Microsoft launched a new blog called “The Power of Software.” This looks like a site you should add to your rss feeds. I am.
Welcome to The Power of Software blog, a new undertaking by the patterns & practices team. As you may know, our traditional focus has been on building guidance that helps software architects and developers successfully design and build applications.
This blog is a slight departure from that. We’re exploring ideas relating to Green IT and the ways we, as a company, can use energy more efficiently. Some currently planned subjects include ways to save energy through the use of software and ways to optimize datacenters. All posts will be written or reviewed by subject matter experts, just like other patterns & practices projects.
We hope this starts a dialog with the community—please let us know the topics that interest you.
RoAnn Corbisier
Editor
The first entry is by Christian Belady and Mike Manos on Microsoft’s experience using PUE in their data centers.
Microsoft’s PUE Experience—Years of Experience, Reams of Data
This short series of articles describes how Microsoft uses Power Usage Effectiveness (PUE), an industry standard metric for the efficiency of a datacenter. Being able to measure and monitor the effective power consumption of a datacenter in terms of the computing power it contains provides a way to ensure that you make best use of resources while minimizing your environmental footprint. This first article introduces PUE and looks at the issues that it can help you to resolve.
Part 1—"What Color is your Datacenter?"
Imagine if a child were to draw a picture of your datacenter.

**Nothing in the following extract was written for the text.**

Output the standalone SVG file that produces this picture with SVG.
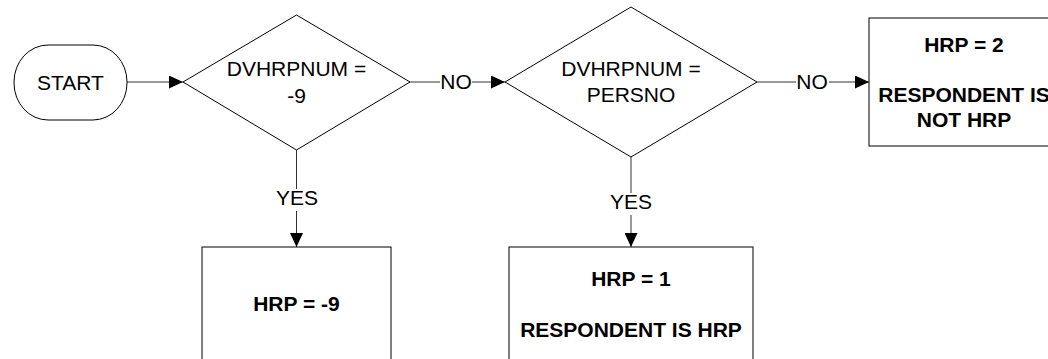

Does it look green, or is it a glowing orange or even as black as night? Look at the individual pieces of equipment in your datacenter—are any of them green?
If you want the picture of your datacenter to look greener (more energy efficient), you could try upgrading items to more energy-efficient equivalents, as if they were pieces of a puzzle that can simply be replaced. This upgrade method is what many companies are using as a way to convince themselves that they are reducing energy costs. The problem is that, unless you look at the big picture and understand how the pieces fit together, you could end up being disappointed with the outcome.
Figure 1 shows an example of how the painter Seurat demonstrated a scientific approach to painting called pointillism, where the artist uses combination of color dots to create an image that is harmonious and effective, while minimizing the number of colors used. This approach is analogous to management telling their datacenter team, “I want a good looking picture where everything works together and uses as few resources as possible.”
A simple idea needs a simple metric to work. In Seurat's paintings, it is a visual test. For a datacenter, it is an efficiency value—"Tell me what the energy overhead is to run the IT equipment". Microsoft has been using this approach as long as anyone can remember, and when industry groups like The Green Grid started promoting a metric for datacenter efficiency, Microsoft was an early supporter and contributor to the standard as they had years of experience with their own datacenter efficiency metrics.